REG: Morphological Investigations in Formosan Languages
University Of Southern California, Los Angeles CA
Investigators
Abstract
The goal of this project is to document the typologically rare morphological, syntactic and phonological patterns of the endangered Austronesian Language Atayal, and to compare its structure to that of another endangered language from the same family Saisiyat. The primary research objectives are: 1) to gain a better understanding of how information structure - the topic-focus structuring of the sentence - interacts with independent constraints on word order and with prosody; 2) to understand some typologically exceptional processes of word formation present in these languages.
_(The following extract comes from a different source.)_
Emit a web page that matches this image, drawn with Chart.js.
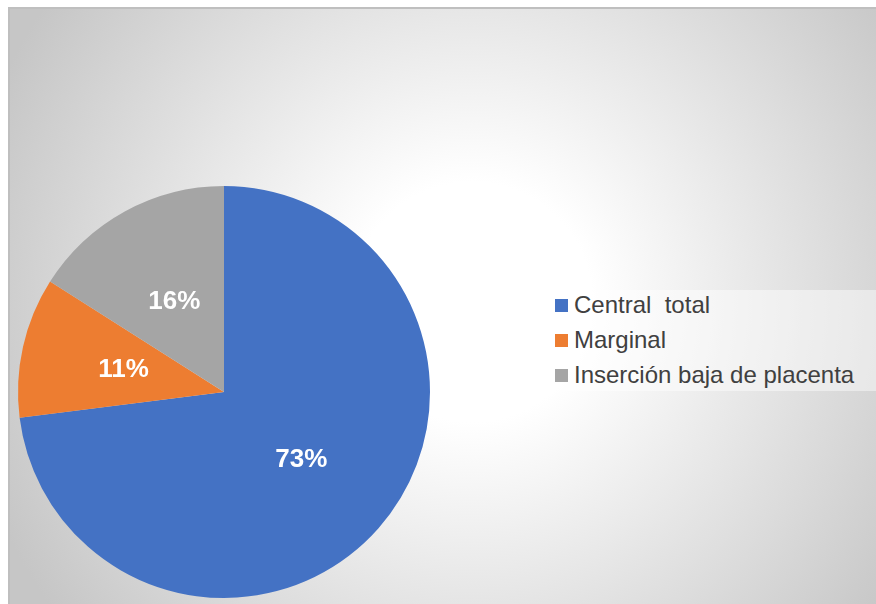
<!DOCTYPE html>
<html>
<head>
<meta charset="utf-8">
<script src="https://cdn.jsdelivr.net/npm/chart.js@4"></script>
<style>
    html, body { margin: 0; padding: 0; background: #fff; }
    body { width: 876px; height: 604px; position: relative; overflow: hidden; font-family: "Liberation Sans", Arial, sans-serif; }
    #frame {
        position: absolute; left: 8px; top: 7px; width: 880px; height: 610px;
        border-top: 2px solid #bfbfbf; border-left: 2px solid #bfbfbf;
        background: radial-gradient(circle at 462px 293px, #ffffff 0px, #ffffff 120px, #c6c6c6 520px);
    }
    #pieBox { position: absolute; left: 8px; top: 176px; width: 432px; height: 432px; }
    #legend {
        position: absolute; left: 529px; top: 290px; width: 360px; height: 101px;
        background: rgba(255, 255, 255, 0.45);
    }
    .item { position: absolute; left: 26px; height: 28px; display: flex; align-items: center; white-space: pre; font-size: 24px; color: #404040; }
    .swatch { width: 13px; height: 13px; margin-right: 6px; }
</style>
</head>
<body>
<div id="frame"></div>
<div id="pieBox"><canvas id="pieChart" width="432" height="432"></canvas></div>
<div id="legend"></div>
<script>
const categories = ["Central  total", "Marginal", "Inserción baja de placenta"];
const percentages = [73, 11, 16];
const sliceColors = ["#4472c4", "#ed7d31", "#a5a5a5"];

// Percent labels sit at half the radius on each slice's middle angle
const sliceLabels = {
    id: "sliceLabels",
    afterDatasetsDraw(chart) {
        const ctx = chart.ctx;
        const meta = chart.getDatasetMeta(0);
        ctx.save();
        ctx.font = "bold 26px 'Liberation Sans', Arial, sans-serif";
        ctx.fillStyle = "#ffffff";
        ctx.textAlign = "center";
        ctx.textBaseline = "middle";
        meta.data.forEach((arc, i) => {
            const mid = (arc.startAngle + arc.endAngle) / 2;
            const r = arc.outerRadius * 0.5;
            ctx.fillText(percentages[i] + "%", arc.x + Math.cos(mid) * r, arc.y + Math.sin(mid) * r);
        });
        ctx.restore();
    }
};

new Chart(document.getElementById("pieChart").getContext("2d"), {
    type: "pie",
    data: {
        labels: categories,
        datasets: [{
            data: percentages,
            backgroundColor: sliceColors,
            borderWidth: 0
        }]
    },
    options: {
        responsive: false,
        animation: false,
        layout: { padding: 10 },
        plugins: {
            legend: { display: false },
            tooltip: { enabled: false }
        }
    },
    plugins: [sliceLabels]
});

// Legend on the right, built from the same arrays
const legend = document.getElementById("legend");
categories.forEach((name, i) => {
    const row = document.createElement("div");
    row.className = "item";
    row.style.top = (1 + i * 35) + "px";
    const sw = document.createElement("span");
    sw.className = "swatch";
    sw.style.background = sliceColors[i];
    row.appendChild(sw);
    row.appendChild(document.createTextNode(name));
    legend.appendChild(row);
});
</script>
</body>
</html>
The languages investigated will provide us with important information about the linguistic structure of words and sentences, which helps us gain deeper understanding of cognitive processing. Since these languages are likely to no longer be spoken in a few generations it is important to document them now before they disappear, especially because these languages have typologically rare phenomena that may be especially informative to our understanding of linguistic structure. The project will explore how prosodic cues mark information structure in Saisiyat, in a detailed experimental setting that will 1) survey multiple native speakers, residing near Hsinchu, Taiwan, for acceptability judgments of sentences in their language, and 2) document native speakers reading question-answer discourse using the different word order(s). Saisiyat, an Subject-Verb-Object language, and Atayal, a Verb-Subject-Object language, providing for a rich comparison of word order possibilities and prosodic prominence. The research project will also investigate rare processes of word-formation, where single consonants are duplicated and combined to the word to indicate a grammatical function.